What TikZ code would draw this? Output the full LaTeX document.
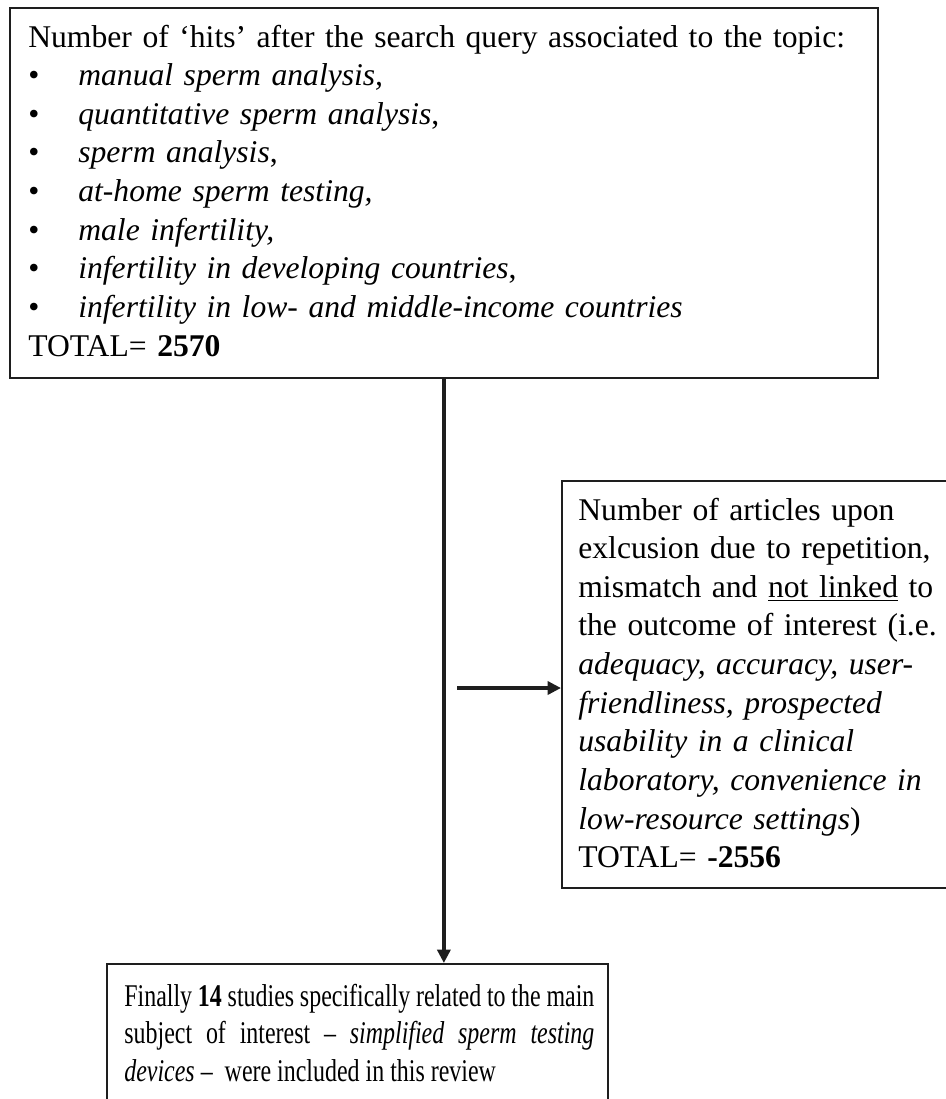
\documentclass[tikz,border=0pt]{standalone}
\usepackage{fontspec}
\setmainfont{Liberation Serif}
\usepackage{graphicx}
\usetikzlibrary{arrows, arrows.meta}
\usetikzlibrary{positioning}
\definecolor{myblack}{RGB}{30,30,30}

\newcommand{\itembul}{\makebox[1cm][l]{\textbullet}}

\tikzset{
box/.style={draw=myblack, line width=1.1pt, anchor=north west, inner sep=0pt},
txt/.style={anchor=base west, inner sep=0pt, font=\fontsize{18}{22}\selectfont},
flow/.style={-{Triangle[length=7.6pt, width=7.4pt]}, line width=2.3pt, draw=myblack}
}

\begin{document}
\begin{tikzpicture}[x=0.02cm, y=-0.02cm]
\useasboundingbox (0,0) rectangle (946,1099);

% boxes
\node[box, minimum width=17.36cm, minimum height=7.4cm] (hits) at (9,7) {};
\node[box, minimum width=7.98cm, minimum height=8.14cm] (excl) at (561,480) {};
\node[box, minimum width=10.02cm, minimum height=3.14cm] (final) at (106,963) {};

% texts
\node[txt, text width=17cm, align=left] (hitstxt) at (28,47) {Number of `hits' after the search query associated to the topic:\\
\itembul\textit{manual sperm analysis,}\\
\itembul\textit{quantitative sperm analysis},\\
\itembul\textit{sperm analysis},\\
\itembul\textit{at-home sperm testing,}\\
\itembul\textit{male infertility,}\\
\itembul\textit{infertility in developing countries},\\
\itembul\textit{infertility in low- and middle-income countries}\\
TOTAL= \textbf{2570}};

\node[txt, text width=7.4cm, align=left] (excltxt) at (578,520) {Number of articles upon\\
exlcusion due to repetition,\\
mismatch and \underline{not linked} to\\
the outcome of interest (i.e.\\
\textit{adequacy, accuracy, user-}\\
\textit{friendliness, prospected}\\
\textit{usability in a clinical}\\
\textit{laboratory, convenience in}\\
\textit{low-resource settings})\\
TOTAL= \textbf{-2556}};

\node[txt, font=\fontsize{18}{21.6}\selectfont] (finaltxt) at (124,1006) {\scalebox{0.757}[1]{\parbox[t]{12.42cm}{Finally \textbf{14} studies specifically related to the main\\
\makebox[12.42cm][s]{subject of interest -- \textit{simplified sperm testing}}\\
\textit{devices} --\ \ were included in this review}}};

% arrows
\coordinate (tail) at (457,688);
\draw[flow] (hits.south) -- (hits.south |- final.north);
\draw[flow] (tail) -- (tail -| excl.west);

\end{tikzpicture}
\end{document}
□ □ □
▸ Challenge
Give the data again exactly as written, with all pictures left out.

▸ Result of this exercise
What TikZ code would draw this? Output the full LaTeX document.
\documentclass[tikz,border=0pt]{standalone}
\usepackage{fontspec}
\setmainfont{Liberation Serif}
\usepackage{graphicx}
\usetikzlibrary{arrows, arrows.meta}
\usetikzlibrary{positioning}
\definecolor{myblack}{RGB}{30,30,30}

\newcommand{\itembul}{\makebox[1cm][l]{\textbullet}}

\tikzset{
box/.style={draw=myblack, line width=1.1pt, anchor=north west, inner sep=0pt},
txt/.style={anchor=base west, inner sep=0pt, font=\fontsize{18}{22}\selectfont},
flow/.style={-{Triangle[length=7.6pt, width=7.4pt]}, line width=2.3pt, draw=myblack}
}

\begin{document}
\begin{tikzpicture}[x=0.02cm, y=-0.02cm]
\useasboundingbox (0,0) rectangle (946,1099);

% boxes
\node[box, minimum width=17.36cm, minimum height=7.4cm] (hits) at (9,7) {};
\node[box, minimum width=7.98cm, minimum height=8.14cm] (excl) at (561,480) {};
\node[box, minimum width=10.02cm, minimum height=3.14cm] (final) at (106,963) {};

% texts
\node[txt, text width=17cm, align=left] (hitstxt) at (28,47) {Number of `hits' after the search query associated to the topic:\\
\itembul\textit{manual sperm analysis,}\\
\itembul\textit{quantitative sperm analysis},\\
\itembul\textit{sperm analysis},\\
\itembul\textit{at-home sperm testing,}\\
\itembul\textit{male infertility,}\\
\itembul\textit{infertility in developing countries},\\
\itembul\textit{infertility in low- and middle-income countries}\\
TOTAL= \textbf{2570}};

\node[txt, text width=7.4cm, align=left] (excltxt) at (578,520) {Number of articles upon\\
exlcusion due to repetition,\\
mismatch and \underline{not linked} to\\
the outcome of interest (i.e.\\
\textit{adequacy, accuracy, user-}\\
\textit{friendliness, prospected}\\
\textit{usability in a clinical}\\
\textit{laboratory, convenience in}\\
\textit{low-resource settings})\\
TOTAL= \textbf{-2556}};

\node[txt, font=\fontsize{18}{21.6}\selectfont] (finaltxt) at (124,1006) {\scalebox{0.757}[1]{\parbox[t]{12.42cm}{Finally \textbf{14} studies specifically related to the main\\
\makebox[12.42cm][s]{subject of interest -- \textit{simplified sperm testing}}\\
\textit{devices} --\ \ were included in this review}}};

% arrows
\coordinate (tail) at (457,688);
\draw[flow] (hits.south) -- (hits.south |- final.north);
\draw[flow] (tail) -- (tail -| excl.west);

\end{tikzpicture}
\end{document}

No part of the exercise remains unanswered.